▶ WRITTEN TASK: Give a verbatim copy of the lines below, minus the pictures.

▶ DATASET SECTION:
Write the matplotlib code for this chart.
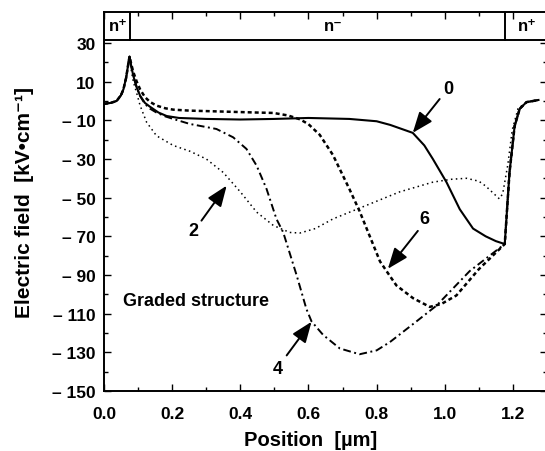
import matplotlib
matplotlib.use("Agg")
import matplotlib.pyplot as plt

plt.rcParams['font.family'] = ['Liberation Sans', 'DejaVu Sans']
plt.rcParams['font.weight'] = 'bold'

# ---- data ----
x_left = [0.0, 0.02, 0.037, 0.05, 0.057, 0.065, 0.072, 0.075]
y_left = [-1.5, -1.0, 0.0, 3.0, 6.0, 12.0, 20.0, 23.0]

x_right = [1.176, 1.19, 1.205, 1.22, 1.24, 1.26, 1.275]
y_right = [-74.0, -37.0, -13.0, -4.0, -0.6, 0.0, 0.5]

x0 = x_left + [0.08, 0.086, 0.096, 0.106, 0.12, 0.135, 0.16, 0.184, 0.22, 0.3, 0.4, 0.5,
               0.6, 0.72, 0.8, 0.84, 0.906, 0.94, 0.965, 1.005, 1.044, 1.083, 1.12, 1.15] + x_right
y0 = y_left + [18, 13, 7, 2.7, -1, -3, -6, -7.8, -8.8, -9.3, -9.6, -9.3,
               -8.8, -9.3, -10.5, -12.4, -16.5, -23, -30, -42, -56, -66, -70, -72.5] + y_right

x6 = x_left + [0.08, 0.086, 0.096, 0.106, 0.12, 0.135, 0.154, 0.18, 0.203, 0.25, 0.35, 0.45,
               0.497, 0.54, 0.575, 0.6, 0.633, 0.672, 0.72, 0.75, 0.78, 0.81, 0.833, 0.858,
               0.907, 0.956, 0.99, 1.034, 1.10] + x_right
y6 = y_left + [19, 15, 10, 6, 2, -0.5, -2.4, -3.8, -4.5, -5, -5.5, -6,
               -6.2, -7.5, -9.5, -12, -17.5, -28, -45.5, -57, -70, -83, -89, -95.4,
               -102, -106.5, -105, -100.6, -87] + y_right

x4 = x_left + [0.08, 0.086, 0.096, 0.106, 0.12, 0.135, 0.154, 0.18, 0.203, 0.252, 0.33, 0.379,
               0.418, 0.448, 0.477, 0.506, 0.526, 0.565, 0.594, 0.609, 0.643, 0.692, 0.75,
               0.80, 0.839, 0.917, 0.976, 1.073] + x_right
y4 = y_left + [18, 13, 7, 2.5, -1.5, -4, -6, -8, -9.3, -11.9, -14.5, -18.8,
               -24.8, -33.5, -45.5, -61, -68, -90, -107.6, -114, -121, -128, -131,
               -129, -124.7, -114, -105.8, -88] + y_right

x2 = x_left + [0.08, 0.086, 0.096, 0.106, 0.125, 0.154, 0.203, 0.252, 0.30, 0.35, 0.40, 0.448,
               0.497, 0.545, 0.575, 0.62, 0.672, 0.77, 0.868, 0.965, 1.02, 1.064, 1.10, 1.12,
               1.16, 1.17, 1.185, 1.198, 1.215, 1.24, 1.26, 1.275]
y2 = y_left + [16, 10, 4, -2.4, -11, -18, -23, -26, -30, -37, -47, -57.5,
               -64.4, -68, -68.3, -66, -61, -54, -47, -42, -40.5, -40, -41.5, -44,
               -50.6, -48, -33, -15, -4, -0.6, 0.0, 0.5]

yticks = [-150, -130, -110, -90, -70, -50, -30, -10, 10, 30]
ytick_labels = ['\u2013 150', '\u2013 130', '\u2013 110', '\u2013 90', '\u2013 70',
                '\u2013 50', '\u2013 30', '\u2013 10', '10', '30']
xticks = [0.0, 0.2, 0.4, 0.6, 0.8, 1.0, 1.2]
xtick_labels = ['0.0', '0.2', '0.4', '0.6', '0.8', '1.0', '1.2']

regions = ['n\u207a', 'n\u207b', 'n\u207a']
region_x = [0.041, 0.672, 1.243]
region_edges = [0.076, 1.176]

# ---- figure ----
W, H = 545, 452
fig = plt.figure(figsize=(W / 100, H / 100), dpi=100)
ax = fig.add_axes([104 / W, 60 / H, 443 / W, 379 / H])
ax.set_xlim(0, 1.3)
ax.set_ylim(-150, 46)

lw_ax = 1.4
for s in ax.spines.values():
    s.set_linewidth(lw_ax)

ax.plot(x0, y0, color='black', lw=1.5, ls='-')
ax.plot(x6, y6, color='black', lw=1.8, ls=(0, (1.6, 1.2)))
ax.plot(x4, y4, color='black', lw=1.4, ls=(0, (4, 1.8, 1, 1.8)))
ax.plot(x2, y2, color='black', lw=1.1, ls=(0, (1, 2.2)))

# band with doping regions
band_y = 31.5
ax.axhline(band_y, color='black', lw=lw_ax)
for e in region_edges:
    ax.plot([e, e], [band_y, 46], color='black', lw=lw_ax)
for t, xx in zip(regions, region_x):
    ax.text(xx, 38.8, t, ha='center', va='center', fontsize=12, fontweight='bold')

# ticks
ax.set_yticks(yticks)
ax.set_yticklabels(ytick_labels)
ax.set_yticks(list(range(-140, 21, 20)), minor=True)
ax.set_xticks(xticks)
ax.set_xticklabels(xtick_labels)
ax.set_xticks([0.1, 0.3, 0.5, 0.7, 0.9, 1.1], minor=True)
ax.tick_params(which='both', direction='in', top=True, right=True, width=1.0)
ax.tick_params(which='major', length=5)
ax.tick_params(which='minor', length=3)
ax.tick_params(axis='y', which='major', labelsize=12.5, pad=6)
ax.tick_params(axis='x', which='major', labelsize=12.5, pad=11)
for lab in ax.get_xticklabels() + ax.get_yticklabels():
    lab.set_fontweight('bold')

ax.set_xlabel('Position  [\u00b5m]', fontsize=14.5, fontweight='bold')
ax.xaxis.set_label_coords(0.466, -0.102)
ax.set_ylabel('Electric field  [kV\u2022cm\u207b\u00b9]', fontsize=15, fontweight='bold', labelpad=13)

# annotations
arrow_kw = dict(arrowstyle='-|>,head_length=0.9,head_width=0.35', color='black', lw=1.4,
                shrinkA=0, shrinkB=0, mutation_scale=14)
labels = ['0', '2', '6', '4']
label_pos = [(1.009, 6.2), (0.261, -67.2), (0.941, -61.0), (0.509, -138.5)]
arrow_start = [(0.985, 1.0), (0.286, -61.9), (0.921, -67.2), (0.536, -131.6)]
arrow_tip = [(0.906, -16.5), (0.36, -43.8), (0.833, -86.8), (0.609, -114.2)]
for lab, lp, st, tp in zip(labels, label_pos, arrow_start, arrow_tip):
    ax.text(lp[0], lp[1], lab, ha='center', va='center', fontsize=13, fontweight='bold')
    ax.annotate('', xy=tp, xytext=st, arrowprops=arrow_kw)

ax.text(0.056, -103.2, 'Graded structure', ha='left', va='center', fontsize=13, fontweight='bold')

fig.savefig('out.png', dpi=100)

▶ ANSWER TO THIS PROBLEM:
Write the matplotlib code for this chart.
import matplotlib
matplotlib.use("Agg")
import matplotlib.pyplot as plt

plt.rcParams['font.family'] = ['Liberation Sans', 'DejaVu Sans']
plt.rcParams['font.weight'] = 'bold'

# ---- data ----
x_left = [0.0, 0.02, 0.037, 0.05, 0.057, 0.065, 0.072, 0.075]
y_left = [-1.5, -1.0, 0.0, 3.0, 6.0, 12.0, 20.0, 23.0]

x_right = [1.176, 1.19, 1.205, 1.22, 1.24, 1.26, 1.275]
y_right = [-74.0, -37.0, -13.0, -4.0, -0.6, 0.0, 0.5]

x0 = x_left + [0.08, 0.086, 0.096, 0.106, 0.12, 0.135, 0.16, 0.184, 0.22, 0.3, 0.4, 0.5,
               0.6, 0.72, 0.8, 0.84, 0.906, 0.94, 0.965, 1.005, 1.044, 1.083, 1.12, 1.15] + x_right
y0 = y_left + [18, 13, 7, 2.7, -1, -3, -6, -7.8, -8.8, -9.3, -9.6, -9.3,
               -8.8, -9.3, -10.5, -12.4, -16.5, -23, -30, -42, -56, -66, -70, -72.5] + y_right

x6 = x_left + [0.08, 0.086, 0.096, 0.106, 0.12, 0.135, 0.154, 0.18, 0.203, 0.25, 0.35, 0.45,
               0.497, 0.54, 0.575, 0.6, 0.633, 0.672, 0.72, 0.75, 0.78, 0.81, 0.833, 0.858,
               0.907, 0.956, 0.99, 1.034, 1.10] + x_right
y6 = y_left + [19, 15, 10, 6, 2, -0.5, -2.4, -3.8, -4.5, -5, -5.5, -6,
               -6.2, -7.5, -9.5, -12, -17.5, -28, -45.5, -57, -70, -83, -89, -95.4,
               -102, -106.5, -105, -100.6, -87] + y_right

x4 = x_left + [0.08, 0.086, 0.096, 0.106, 0.12, 0.135, 0.154, 0.18, 0.203, 0.252, 0.33, 0.379,
               0.418, 0.448, 0.477, 0.506, 0.526, 0.565, 0.594, 0.609, 0.643, 0.692, 0.75,
               0.80, 0.839, 0.917, 0.976, 1.073] + x_right
y4 = y_left + [18, 13, 7, 2.5, -1.5, -4, -6, -8, -9.3, -11.9, -14.5, -18.8,
               -24.8, -33.5, -45.5, -61, -68, -90, -107.6, -114, -121, -128, -131,
               -129, -124.7, -114, -105.8, -88] + y_right

x2 = x_left + [0.08, 0.086, 0.096, 0.106, 0.125, 0.154, 0.203, 0.252, 0.30, 0.35, 0.40, 0.448,
               0.497, 0.545, 0.575, 0.62, 0.672, 0.77, 0.868, 0.965, 1.02, 1.064, 1.10, 1.12,
               1.16, 1.17, 1.185, 1.198, 1.215, 1.24, 1.26, 1.275]
y2 = y_left + [16, 10, 4, -2.4, -11, -18, -23, -26, -30, -37, -47, -57.5,
               -64.4, -68, -68.3, -66, -61, -54, -47, -42, -40.5, -40, -41.5, -44,
               -50.6, -48, -33, -15, -4, -0.6, 0.0, 0.5]

yticks = [-150, -130, -110, -90, -70, -50, -30, -10, 10, 30]
ytick_labels = ['\u2013 150', '\u2013 130', '\u2013 110', '\u2013 90', '\u2013 70',
                '\u2013 50', '\u2013 30', '\u2013 10', '10', '30']
xticks = [0.0, 0.2, 0.4, 0.6, 0.8, 1.0, 1.2]
xtick_labels = ['0.0', '0.2', '0.4', '0.6', '0.8', '1.0', '1.2']

regions = ['n\u207a', 'n\u207b', 'n\u207a']
region_x = [0.041, 0.672, 1.243]
region_edges = [0.076, 1.176]

# ---- figure ----
W, H = 545, 452
fig = plt.figure(figsize=(W / 100, H / 100), dpi=100)
ax = fig.add_axes([104 / W, 60 / H, 443 / W, 379 / H])
ax.set_xlim(0, 1.3)
ax.set_ylim(-150, 46)

lw_ax = 1.4
for s in ax.spines.values():
    s.set_linewidth(lw_ax)

ax.plot(x0, y0, color='black', lw=1.5, ls='-')
ax.plot(x6, y6, color='black', lw=1.8, ls=(0, (1.6, 1.2)))
ax.plot(x4, y4, color='black', lw=1.4, ls=(0, (4, 1.8, 1, 1.8)))
ax.plot(x2, y2, color='black', lw=1.1, ls=(0, (1, 2.2)))

# band with doping regions
band_y = 31.5
ax.axhline(band_y, color='black', lw=lw_ax)
for e in region_edges:
    ax.plot([e, e], [band_y, 46], color='black', lw=lw_ax)
for t, xx in zip(regions, region_x):
    ax.text(xx, 38.8, t, ha='center', va='center', fontsize=12, fontweight='bold')

# ticks
ax.set_yticks(yticks)
ax.set_yticklabels(ytick_labels)
ax.set_yticks(list(range(-140, 21, 20)), minor=True)
ax.set_xticks(xticks)
ax.set_xticklabels(xtick_labels)
ax.set_xticks([0.1, 0.3, 0.5, 0.7, 0.9, 1.1], minor=True)
ax.tick_params(which='both', direction='in', top=True, right=True, width=1.0)
ax.tick_params(which='major', length=5)
ax.tick_params(which='minor', length=3)
ax.tick_params(axis='y', which='major', labelsize=12.5, pad=6)
ax.tick_params(axis='x', which='major', labelsize=12.5, pad=11)
for lab in ax.get_xticklabels() + ax.get_yticklabels():
    lab.set_fontweight('bold')

ax.set_xlabel('Position  [\u00b5m]', fontsize=14.5, fontweight='bold')
ax.xaxis.set_label_coords(0.466, -0.102)
ax.set_ylabel('Electric field  [kV\u2022cm\u207b\u00b9]', fontsize=15, fontweight='bold', labelpad=13)

# annotations
arrow_kw = dict(arrowstyle='-|>,head_length=0.9,head_width=0.35', color='black', lw=1.4,
                shrinkA=0, shrinkB=0, mutation_scale=14)
labels = ['0', '2', '6', '4']
label_pos = [(1.009, 6.2), (0.261, -67.2), (0.941, -61.0), (0.509, -138.5)]
arrow_start = [(0.985, 1.0), (0.286, -61.9), (0.921, -67.2), (0.536, -131.6)]
arrow_tip = [(0.906, -16.5), (0.36, -43.8), (0.833, -86.8), (0.609, -114.2)]
for lab, lp, st, tp in zip(labels, label_pos, arrow_start, arrow_tip):
    ax.text(lp[0], lp[1], lab, ha='center', va='center', fontsize=13, fontweight='bold')
    ax.annotate('', xy=tp, xytext=st, arrowprops=arrow_kw)

ax.text(0.056, -103.2, 'Graded structure', ha='left', va='center', fontsize=13, fontweight='bold')

fig.savefig('out.png', dpi=100)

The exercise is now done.